In 1941, while buying ammunition in St. Alban’s, he decided to enlist in the Newfoundland Overseas Forestry Unit. He was sent to Scotland where he helped cut wood for the British coal industry. Promoted to assistant scaler, he was eventually given the responsibility of training members of the 3rd Inverness Battalion Home Guard.
He returned home in 1945 when the war ended and went to work cutting pulp wood for Bowaters until 1954.
In 1965 he opened a general store, which he operated until 2007.
He was the first president of the Conne River Native Council and he also served as a councillor with the Miawpukek Band Council.
John Nick has always showed a deep dedicated commitment to understanding and keeping the cultural of his community and traditional activities of the Mi’kmaw vibrant and relevant to generations of Newfoundlanders and Labradoreans. His expertise has been noted, not just in Newfoundland and Labrador, but also across Canada.

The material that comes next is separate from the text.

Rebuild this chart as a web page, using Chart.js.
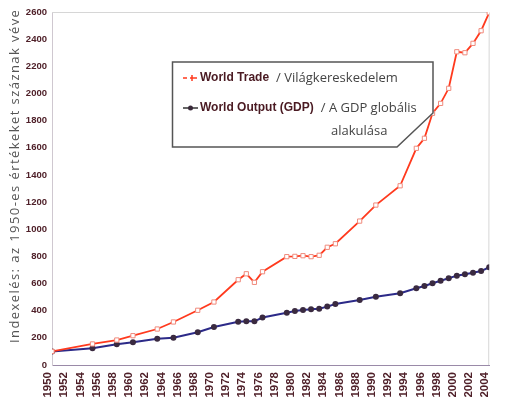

In 2005 Mr. Jeddore became the first Newfoundlander to receive the Elder Achievement Award from the Mi’kmaw of Nova Scotia. The Executive Director of the Mi’kmaw Association of Cultural Studies has identified Mr. Jeddore as an “elder of historical significance that is considered by many to be an open book on the Mi’kmaw culture of his province.
He has engaged in a number of face-to-face educational programs throughout Atlantic Canada and he is a regular participant in the Cultural Days at St. Anne’s School in Conne River.
He regularly speaks to young men and women’s cultural groups teaching them about past ways while encouraging them to invest in their education. Through keeping traditional culture and practices relevant, John Nicholas has sought to master new technologies. He has appeared in a CBC documentary, started a blog, and employed Social Media such as Facebook and YouTube to help reveal cultural traditions and practices of the Mi’kmaw.
Through his online efforts he has reached audiences as far away as Alberta and Vermont. John Nicholas Jeddore is an expert on the intangible cultural heritage of the Mi’kmaw and his efforts have helped to bring about a major change in how his culture is viewed in Newfoundland and Labrador. His tireless efforts have helped to ensure that his fellow Newfoundlanders and Labradoreans understand how the Mi’kmaw has enriched our diverse culture.
Provincial Historical Commemorations Program
The Provincial Historical Commemorations Program was recently established by the Government of Newfoundland to allow for better recognition and honouring of our cultural and historic treasures.
This new program is distinct in that it recognizes intangible aspects of Newfoundland history and heritage such as customs, cultural practices, traditional skills and knowledge that define the province and its people.
“The commemorations program honours aspects of our history and culture that are of provincial significance,” said the Honourable Terry French, Minister of Tourism, Culture and Recreation.
“Citizens of our province are given the opportunity to nominate not only persons, places, and events of historical importance, but also those individuals who help preserve and cultivate our cultural practices, traditional skills, and knowledge. Such practices help to define us as Newfoundlanders and Labradoreans.”
“This program gives the people of our province an opportunity to nominate aspects of Newfoundland and Labrador’s culture and heritage that they feel are provincially significant and worthy of recognition,” stated Geraldine Jeddore-Caul, daughter of Mr. Jeddore.
MHA Tracey Perry stated that she was extremely pleased with all the recipients of the Commemoration Ceremony.
“It’s a wonderful thing to have the Provincial Historical Commemorations Program in place and I would certainly like to thank all the nominees and the successful recipients for the special work that they do to insure that our future generations retain our culture and heritage,” stated Ms. Perry.